Enquanto defendia o Raça no futebol de várzea de São Paulo, a promessa quase frustrada encontrou outra forma de levar dinheiro para casa, que só tinha Gilberto, seu padrasto, trabalhando, como taxista - sua mãe, Andréia, estava estudando para virar professora, e a irmã Giulia ainda é adolescente. Em pouco tempo, Gabriel começou a trabalhar nas obras da Linha 5 do Metrô de São Paulo, que começou a ser construída em março de 1998 e tem previsão de conclusão para dezembro deste ano.
"Enquanto jogava na várzea comecei a trabalhar com uma pessoa em obras, a princípio com textura e acabamento em casas. Também fazia uns bicos de pedreiro e aprendi a profissão. Uma coisa foi levando à outra e acabei no Metrô, trabalhando como montador de andaime e pedreiro em frente à estação do Ibirapuera. Era diariamente, das 7h às 17h. E tinha dias que eu fazia hora extra, ia até 19h algumas vezes. E tinha que sair de casa às 4h, em Parelheiros, para chegar", relembra Gabriel, que levou as lições de oito meses na obra para a vida.

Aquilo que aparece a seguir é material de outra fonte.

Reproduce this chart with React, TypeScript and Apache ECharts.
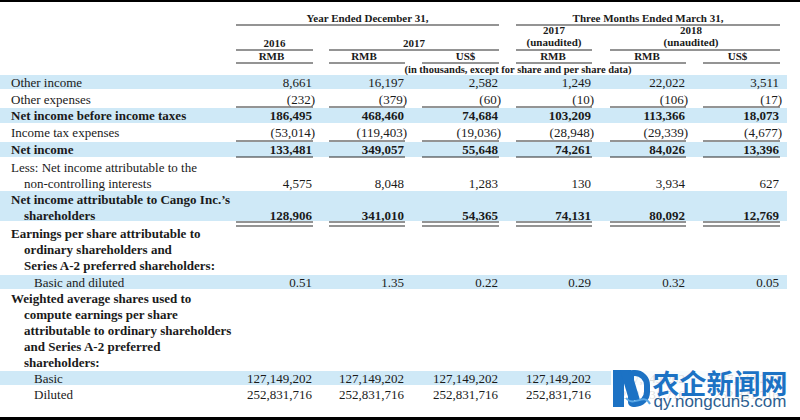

"Era puxado. Trabalho em obra não é fácil, tem que estar disposto. Você está cansado, mas precisa levantar, porque as contas não param de chegar. Tive que batalhar, trabalhar em lugares que estavam fora da minha realidade, me doar mesmo, passar por cima de tudo".
Na época, poucos sabiam. Mas hoje Gabriel conta para quem quiser ouvir: parte do dinheiro suado ganho com o trabalho nas obras do metrô e o futebol de várzea era reservado para financiar o sonho de ir aos Estados Unidos. Por meio de agências de intercâmbio, o jovem brasileiro começou a desenhar o plano de entrar em uma universidade americana. Era a única forma de se manter dentro do futebol e ainda melhorar o currículo para posteriormente mudar de vida.
Além do dinheiro do próprio trabalho, o sonho também foi financiado por arrecadações coletivas de dinheiro realizadas por pessoas do Raça, como dirigentes, treinadores e jogadores, e uma empresa de intercâmbio em que ele teve acompanhamento físico e técnico antes de embarcar. Mas mesmo quando tudo parecia resolvido, um último desafio ainda foi superado.
"Juntei o dinheiro de janeiro a dezembro de 2017 e em janeiro de 2018 comecei os últimos preparativos antes do embarque, que seria em 18 de fevereiro. Primeiro tive o visto negado, mas fiz uma aplicação logo depois e aceitaram. Ótimo. Por fim eu fui comprar a passagem, mas não tinha cartão de crédito para passar. Consegui ajuda de um morador lá do bairro, torcedor do Raça, que tinha limite disponível e me ajudou. Aos 44 do segundo tempo deu tudo certo e eu consegui embarcar", relembra, entre suspiros de alívio mesmo passado mais de um mês.
Hoje em dia, Gabriel de Brito Curioso mantém uma rotina tranquila nos Estados Unidos: acorda sempre às 7h e tem aula de segunda a quinta-feira para pegar fluência na língua inglesa. Em três meses ele estará apto a iniciar o curso de Business e também defender oficialmente o time da universidade como jogador - hoje, o único compromisso marcado é um amistoso no próximo dia 26. A história do filme não está nem na metade.